Pour l’une, le roman de Chimamanda est plutôt lourd pour ses envies littéraires du moment — à noter qu’on y parle de la guerre civile du Biafra. Alors que pour une autre, c’est plutôt les longueurs et une difficulté à rejoindre le style de l’auteure, malgré le fort intérêt pour le sujet.
Pour notre part, nous avons toutes deux fort apprécié notre lecture. Il est vrai que l’auteure s’étale énormément dans les détails, dans le quotidien et que, par moment, il ne se passe pas grand-chose. Par contre, elle a bien réussi à capter et à garder notre attention, de par l’attachement aux différents personnages, de par l’écriture qui nous immerge complètement dans chacun des moments du roman.
C’est plaisant parce que, malgré la lecture inachevée, toutes sont intéressées par le sujet, par les thématiques et par l’histoire.
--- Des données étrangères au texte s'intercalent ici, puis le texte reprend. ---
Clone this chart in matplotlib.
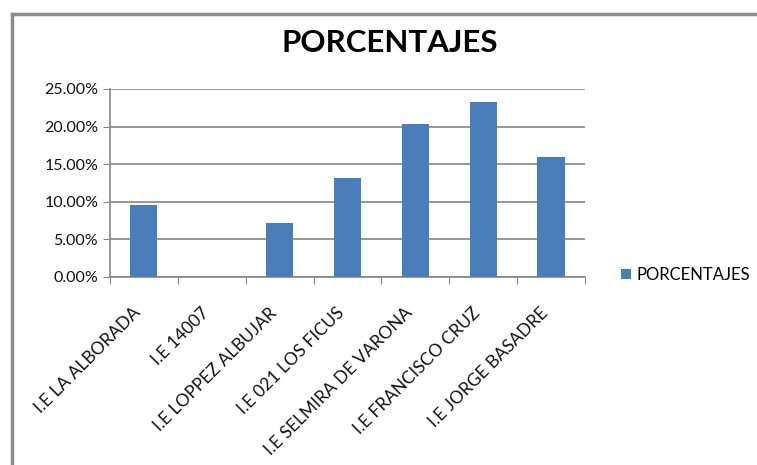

On se fait d’ailleurs un plaisir de leur raconter les éléments qu’elles n’ont pas lus.
On s’attarde donc à la guerre du Biafra, cette guerre de sécession qui causa d’immenses famines et d’encore plus incommensurables pertes. Chimamanda nous transporte dans le quotidien de ses personnages, avant la guerre et pendant la guerre, les faisant donc évoluer dans un contexte instable qui, petit à petit, les transforme.
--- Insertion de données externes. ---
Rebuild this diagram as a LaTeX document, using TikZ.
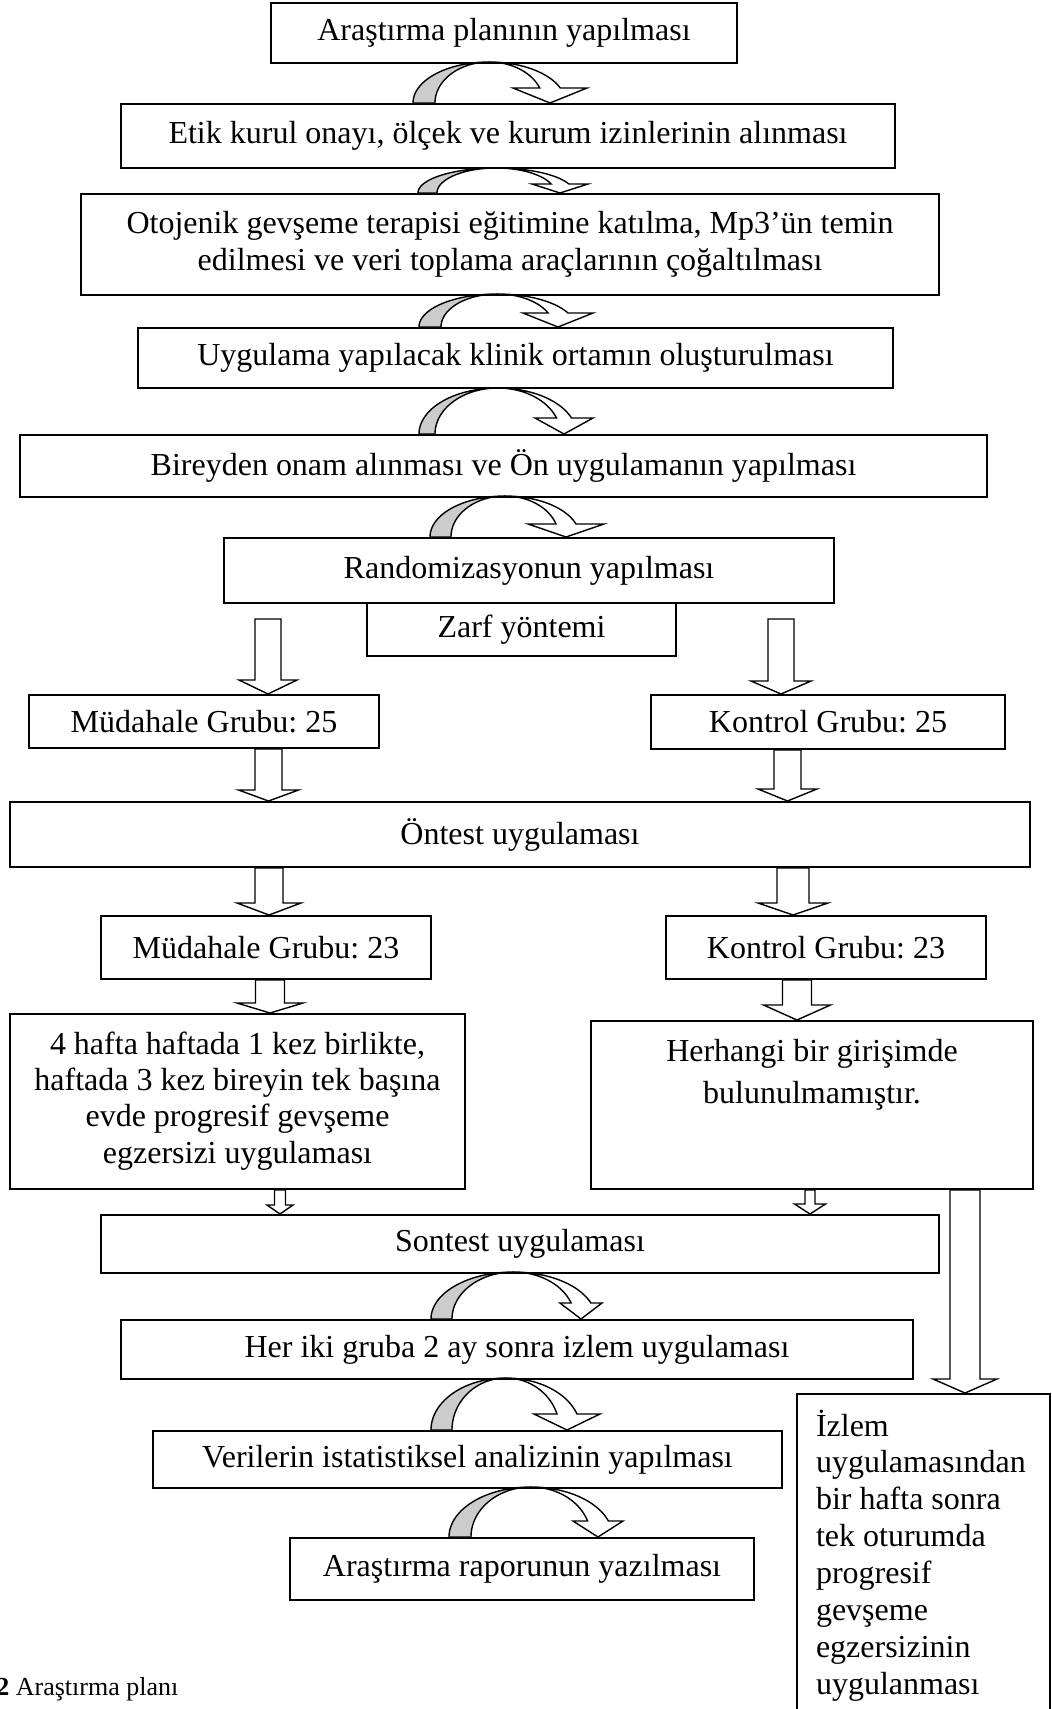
\documentclass[tikz,border=0pt]{standalone}
\usepackage{fontspec}
\setmainfont{Liberation Serif}
\usetikzlibrary{calc}
\frenchspacing
\newcommand\bxfont{\fontsize{16}{18.5}\selectfont}
% straight block arrow: #1 top point, #2 tip point, #3 shaft half width, #4 head half width, #5 head length (px)
\newcommand\blkarrow[5]{%
  \draw[blk] let \p1=#1, \p2=#2 in
    ({\x1-#3*0.5pt},\y1) -- ({\x1-#3*0.5pt},{\y2+#5*0.5pt}) -- ({\x1-#4*0.5pt},{\y2+#5*0.5pt})
    -- (\x1,\y2) -- ({\x1+#4*0.5pt},{\y2+#5*0.5pt}) -- ({\x1+#3*0.5pt},{\y2+#5*0.5pt})
    -- ({\x1+#3*0.5pt},\y1) -- cycle;}
% curved arrow: #1 left foot x, #2 band width, #3 top y, #4 base y, #5 head base y, #6 tip x, #7 head half width
\newcommand\curvarrow[7]{%
  \pgfmathsetmacro\cvcs{sqrt(1-((#4-#5)/(#4-#3))^2)}%
  \pgfmathsetmacro\cvao{(#6-#1+0.5*#2*\cvcs)/(1+\cvcs)}%
  \pgfmathsetmacro\cvai{\cvao-#2}%
  \pgfmathsetmacro\cvcx{#1+\cvao}%
  \pgfmathsetmacro\cvbb{#4-#3}%
  \pgfmathsetmacro\cvth{acos(\cvcs)}%
  \filldraw[cvw] plot[domain=90:\cvth,samples=30] ({\cvcx+\cvao*cos(\x)},{#4-\cvbb*sin(\x)})
    -- (#6+#7,#5) -- (#6,#4) -- (#6-#7,#5)
    -- plot[domain=\cvth:90,samples=30] ({\cvcx+\cvai*cos(\x)},{#4-\cvbb*sin(\x)}) -- cycle;
  \filldraw[cvg] plot[domain=180:90,samples=40] ({\cvcx+\cvao*cos(\x)},{#4-\cvbb*sin(\x)})
    -- plot[domain=90:180,samples=40] ({\cvcx+\cvai*cos(\x)},{#4-\cvbb*sin(\x)}) -- cycle;}
\tikzset{
  bx/.style 2 args={draw, line width=1pt, minimum width=#1*0.5pt, minimum height=#2*0.5pt,
    inner sep=0pt, anchor=north west, font=\bxfont, align=center},
  tbx/.style={draw, line width=1pt, inner sep=0pt, anchor=north west, font=\bxfont},
  blk/.style={draw, fill=white, line width=0.7pt, line join=miter},
  cvg/.style={draw, fill=gray!40, line width=0.7pt},
  cvw/.style={draw, fill=white, line width=0.7pt},
}
\begin{document}
\begin{tikzpicture}[x=0.5pt,y=-0.5pt]
\useasboundingbox (0,0) rectangle (1051,1709);
\clip (0,0) rectangle (1051,1709);
% boxes
\node[bx={466}{60}] (n1) at (270,2) {Araştırma planının yapılması};
\node[bx={774}{64}] (n2) at (120,103) {Etik kurul onayı, ölçek ve kurum izinlerinin alınması};
\node[bx={858}{101}] (n3) at (80,193) {Otojenik gevşeme terapisi eğitimine katılma, Mp3’ün temin\\edilmesi ve veri toplama araçlarının çoğaltılması};
\node[bx={755}{60}] (n4) at (137,327) {Uygulama yapılacak klinik ortamın oluşturulması};
\node[bx={967}{62}] (n5) at (19,434) {Bireyden onam alınması ve Ön uygulamanın yapılması};
\node[bx={610}{65}] (n6) at (223,537) {Randomizasyonun yapılması};
\node[bx={309}{53}] (zarf) at (366,602) {Zarf yöntemi};
\node[bx={350}{53}] (m25) at (28,694) {Müdahale Grubu: 25};
\node[bx={354}{54}] (k25) at (650,694) {Kontrol Grubu: 25};
\node[bx={1020}{65}] (ontest) at (9,801) {Öntest uygulaması};
\node[bx={330}{63}] (m23) at (100,915) {Müdahale Grubu: 23};
\node[bx={320}{63}] (k23) at (665,915) {Kontrol Grubu: 23};
\node[tbx] (ltext) at (9,1013) {\parbox[c][87.5pt][t]{227.5pt}{\centering\setlength{\baselineskip}{18.2pt}\vspace*{6pt}%
  \rule{0pt}{14pt}4 hafta haftada 1 kez birlikte,\\ haftada 3 kez bireyin tek başına\\ evde progresif gevşeme\\ egzersizi uygulaması\par}};
\node[tbx] (rtext) at (590,1020) {\parbox[c][84pt][t]{221pt}{\centering\setlength{\baselineskip}{21pt}\vspace*{6pt}%
  \rule{0pt}{14pt}Herhangi bir girişimde\\ bulunulmamıştır.\par}};
\node[bx={838}{58}] (sontest) at (100,1214) {Sontest uygulaması};
\node[bx={792}{59}] (heriki) at (120,1319) {Her iki gruba 2 ay sonra izlem uygulaması};
\node[bx={629}{57}] (veriler) at (152,1430) {Verilerin istatistiksel analizinin yapılması};
\node[bx={464}{62}] (rapor) at (289,1537) {Araştırma raporunun yazılması};
\node[tbx] (izlem) at (796,1393) {\hspace*{9.5pt}\parbox[c][170pt][t]{117pt}{\raggedright\setlength{\baselineskip}{18.45pt}\vspace*{7pt}%
  \rule{0pt}{14pt}İzlem\\ uygulamasından\\ bir hafta sonra\\ tek oturumda\\ progresif\\ gevşeme\\ egzersizinin\\ uygulanması\par}};
\node[anchor=base west, inner sep=0pt, font=\fontsize{13}{15}\selectfont] (cap) at (-4,1695) {\textbf{2} Araştırma planı};
% curved arrows
\curvarrow{413}{22}{62}{103}{88}{550}{37}
\curvarrow{418}{19}{168}{193}{184}{560}{28}
\curvarrow{419}{22}{294}{327}{313}{558}{35}
\curvarrow{419}{16}{388}{434}{418}{564}{29}
\curvarrow{430}{21}{496}{537}{524}{566}{38}
\curvarrow{431}{21}{1272}{1319}{1303}{581}{21}
\curvarrow{431}{21}{1378}{1430}{1414}{567}{33}
\curvarrow{449}{22}{1487}{1537}{1521}{598}{25}
% straight block arrows
\blkarrow{(268,619)}{(268,0 |- m25.north)}{13}{29}{14}
\blkarrow{(268.5,0 |- m25.south)}{(268.5,0 |- ontest.north)}{13.5}{30}{11}
\blkarrow{(269,0 |- ontest.south)}{(269,0 |- m23.north)}{14}{32}{12}
\blkarrow{(270,0 |- m23.south)}{(270,0 |- ltext.north)}{14.5}{33}{10}
\blkarrow{(280,0 |- ltext.south)}{(280,0 |- sontest.north)}{5.5}{13}{9}
\blkarrow{(781,619)}{(781,0 |- k25.north)}{13}{30}{13}
\blkarrow{(787.5,0 |- k25.south)}{(787.5,0 |- ontest.north)}{13.5}{29.5}{12}
\blkarrow{(793,0 |- ontest.south)}{(793,0 |- k23.north)}{16}{35}{12}
\blkarrow{(797,0 |- k23.south)}{(797,0 |- rtext.north)}{14.5}{33.5}{15}
\blkarrow{(810,0 |- rtext.south)}{(810,0 |- sontest.north)}{5}{15.5}{10}
\blkarrow{(965,0 |- rtext.south)}{(965,0 |- izlem.north)}{15}{32}{14}
\end{tikzpicture}
\end{document}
Nous pouvons toutes nous entendre sur le fait que la multiplicité des voix rend le récit intéressant, complet et nous offre différents points de vue sur le Nigeria, la guerre et le quotidien de chacun, en fonction du sexe et des classes sociales à laquelle ils et elles appartiennent. S’il y a quelque chose que l’auteure fait très bien, c’est faire ressortir le politique à travers le privé.
On y découvre, à travers ses descriptions, l’importance accordée aux racines, à l’histoire, aux croyances, tout l’amour que porte Chimamanda pour le Nigeria et la culture Igbo. C’est pourquoi il est intéressant de voir que, à la fin du roman, ce n’est pas le personnage de Richard — homme anglais et blanc — qui se doit de raconter, à travers ses écrits, l’histoire de la guerre du Biafra, mais bien Ugwu, jeune boy (servant) igbo que l’on suit tout au long du roman. En donnant ce pouvoir au jeune homme, l’auteure fait visiblement un pied de nez à ceux qui ont cherché à raconter et à s’approprier un événement important qui n’est pas le leur, sans pouvoir se détacher de leur perspective occidentale.
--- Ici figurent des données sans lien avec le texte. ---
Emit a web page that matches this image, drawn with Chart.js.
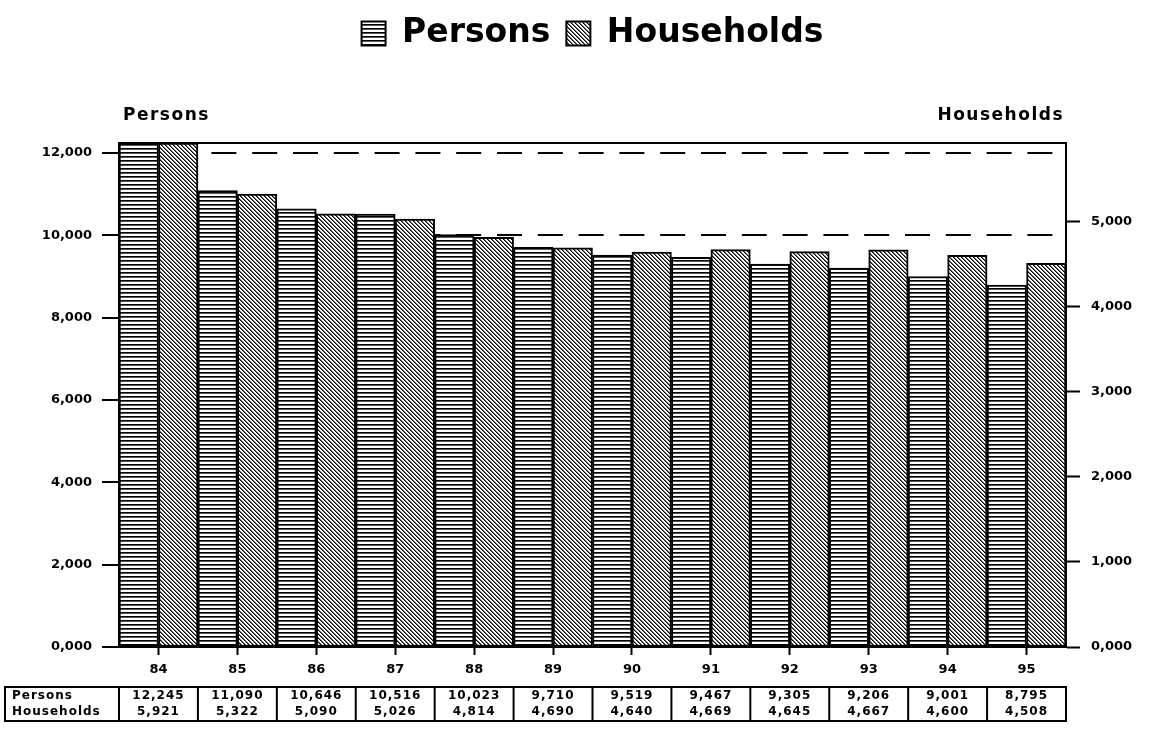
<!DOCTYPE html>
<html>
<head>
<meta charset="utf-8">
<script src="https://cdn.jsdelivr.net/npm/chart.js@4.4.1/dist/chart.umd.min.js"></script>
<style>
  body { margin: 0; background: #fff; }
  canvas { display: block; }
</style>
</head>
<body>
<canvas id="chart" width="1151" height="730"></canvas>
<script>
// values
const years = ['84', '85', '86', '87', '88', '89', '90', '91', '92', '93', '94', '95'];
const persons = [12245, 11090, 10646, 10516, 10023, 9710, 9519, 9467, 9305, 9206, 9001, 8795];
const households = [5921, 5322, 5090, 5026, 4814, 4690, 4640, 4669, 4645, 4667, 4600, 4508];
const rowLabels = ['Persons', 'Households'];
const personTicks = [0, 2000, 4000, 6000, 8000, 10000, 12000];
const householdTicks = [0, 1000, 2000, 3000, 4000, 5000];

const FONT = '"DejaVu Sans", sans-serif';

// fill patterns: horizontal stripes and "\" hatching
function makePattern(size, isInk) {
    const c = document.createElement('canvas');
    c.width = size; c.height = size;
    const g = c.getContext('2d');
    const img = g.createImageData(size, size);
    for (let y = 0; y < size; y++) {
        for (let x = 0; x < size; x++) {
            const v = isInk(x, y);
            const i = (y * size + x) * 4;
            img.data[i] = img.data[i + 1] = img.data[i + 2] = v;
            img.data[i + 3] = 255;
        }
    }
    g.putImageData(img, 0, 0);
    return g.createPattern(c, 'repeat');
}
const stripes = makePattern(4, (x, y) => y === 0 ? 0 : (y === 1 ? 90 : 255));
const hatch = makePattern(4, (x, y) => {
    const d = ((x - y) % 4 + 4) % 4;
    return d === 0 ? 0 : (d === 1 ? 110 : 255);
});

function fmt(v) {
    return v === 0 ? '0,000' : v.toLocaleString('en-US');
}

const extras = {
    id: 'extras',
    afterDraw(chart) {
        const ctx = chart.ctx;
        const area = chart.chartArea;
        const x = chart.scales.x;
        ctx.save();
        // top frame line
        ctx.strokeStyle = '#000';
        ctx.lineWidth = 2;
        ctx.beginPath();
        ctx.moveTo(area.left, area.top);
        ctx.lineTo(area.right, area.top);
        ctx.stroke();

        // axis headers
        ctx.fillStyle = '#000';
        ctx.font = 'bold 17px ' + FONT;
        ctx.letterSpacing = '1.5px';
        ctx.textBaseline = 'middle';
        ctx.textAlign = 'left';
        ctx.fillText('Persons', area.left + 4, 116);
        ctx.textAlign = 'right';
        ctx.fillText('Households', area.right - 2, 116);

        // data table
        const top = 687, bottom = 721;
        const left = 5;
        const step = x.width / years.length;
        ctx.lineWidth = 2;
        ctx.strokeRect(left, top, area.right - left, bottom - top);
        ctx.beginPath();
        for (let i = 0; i < years.length; i++) {
            const sx = x.getPixelForValue(i) - step / 2;
            ctx.moveTo(sx, top);
            ctx.lineTo(sx, bottom);
        }
        ctx.stroke();
        ctx.font = 'bold 12px ' + FONT;
        ctx.letterSpacing = '1px';
        const rows = [persons, households];
        const rowY = [top + 9, top + 25];
        rows.forEach((vals, r) => {
            ctx.textAlign = 'left';
            ctx.fillText(rowLabels[r], left + 7, rowY[r]);
            ctx.textAlign = 'center';
            vals.forEach((v, i) => {
                ctx.fillText(v.toLocaleString('en-US'), x.getPixelForValue(i), rowY[r]);
            });
        });
        ctx.restore();
    }
};

const ctx = document.getElementById('chart').getContext('2d');
const chart = new Chart(ctx, {
    type: 'bar',
    data: {
        labels: years,
        datasets: [
            {
                label: 'Persons',
                data: persons,
                yAxisID: 'y',
                backgroundColor: stripes,
                borderColor: '#000',
                borderWidth: 2,
                borderSkipped: false
            },
            {
                label: 'Households',
                data: households,
                yAxisID: 'y1',
                backgroundColor: hatch,
                borderColor: '#000',
                borderWidth: 2,
                borderSkipped: false
            }
        ]
    },
    options: {
        responsive: false,
        animation: false,
        devicePixelRatio: 1,
        categoryPercentage: 1,
        barPercentage: 1,
        layout: { padding: { top: 1, left: 0, right: 0, bottom: 0 } },
        scales: {
            x: {
                afterFit(s) { s.height = 83; },
                grid: {
                    offset: false,
                    drawOnChartArea: false,
                    tickLength: 8,
                    tickColor: '#000',
                    tickWidth: 2
                },
                border: { color: '#000', width: 2 },
                ticks: {
                    color: '#000',
                    padding: 7,
                    font: { family: FONT, size: 13, weight: 'bold' }
                }
            },
            y: {
                position: 'left',
                min: 0,
                max: 12245,
                afterFit(s) { s.width = 119; },
                afterBuildTicks(s) { s.ticks = personTicks.map(v => ({ value: v })); },
                grid: {
                    color: '#000',
                    lineWidth: 2,
                    tickLength: 17,
                    tickColor: '#000',
                    tickWidth: 2,
                    tickBorderDash: []
                },
                border: { display: true, color: '#000', width: 2, dash: [25, 15.8], dashOffset: 31 },
                ticks: {
                    color: '#000',
                    padding: 10,
                    font: { family: FONT, size: 13, weight: 'bold' },
                    callback: fmt
                }
            },
            y1: {
                position: 'right',
                min: 0,
                max: 5921,
                afterFit(s) { s.width = 85; },
                afterBuildTicks(s) { s.ticks = householdTicks.map(v => ({ value: v })); },
                grid: {
                    drawOnChartArea: false,
                    tickLength: 14,
                    tickColor: '#000',
                    tickWidth: 2
                },
                border: { color: '#000', width: 2 },
                ticks: {
                    color: '#000',
                    padding: 11,
                    font: { family: FONT, size: 13, weight: 'bold' },
                    callback: fmt
                }
            }
        },
        plugins: {
            legend: {
                position: 'top',
                fullSize: false,
                labels: {
                    color: '#000',
                    boxWidth: 24,
                    boxHeight: 24,
                    padding: 16,
                    font: { family: FONT, size: 33, weight: 'bold' }
                }
            },
            // empty spacer between legend and plot
            subtitle: {
                display: true,
                text: '',
                weight: 500,
                font: { size: 10 },
                padding: { top: 71, bottom: 0 }
            },
            tooltip: { enabled: false }
        }
    },
    plugins: [extras]
});
</script>
</body>
</html>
Martine apporte aussi un point intéressant, concernant l’importance de la nourriture tout au long du roman. Tout tourne autour des repas, que ce soit au moment de l’abondance, lorsqu’il y a du poulet dans le réfrigérateur, jusqu’aux famines ou ils ne reçoivent que de la fécule de maïs et un peu de lait en poudre pour survivre. À la fin, il est intéressant de voir comment, une fois la guerre terminée, l’abondance revient rapidement dans les marchés, tout redevient accessible, du jour au lendemain; fait noté par tous, signe véritable que la guerre est finie, même s’ils ont perdu. C’est impressionnant de voir à quel point la nourriture est centrale tout au long de l’histoire, elle régit les actions des personnages et les mène parfois à leurs pertes.
Il est évident que nous avons aussi parlé de féminisme. La posture féministe de l’auteure est claire et nous voulions savoir si les participantes l’avaient aussi sentie, à travers les différents personnages du roman. Les deux sœurs au centre du récit — Olana et Kainene — sont deux femmes fortes, indépendantes, en avance sur leur temps (rappelons-nous que le roman se déroule dans les années 60). On ne peut faire autrement que les proclamer féministes, bien qu’elles ne le font pas elle-même dans le roman.
Finalement, nous avons bien meublé la conversation, non seulement de conversations sur le livre, mais aussi sur la vie, la guerre, nos autres lectures et les autres romans de Chimamanda Ngozi Adichie. Justement, si vous avez envie d’en découvrir un peu plus sur l’auteure, voici quelques suggestions.
À notre prochaine rencontre, on se retrouvera dans un tout autre univers en découvrant — ou en redécouvrant — Annie Ernaux à travers L’Événement et La femme gelée.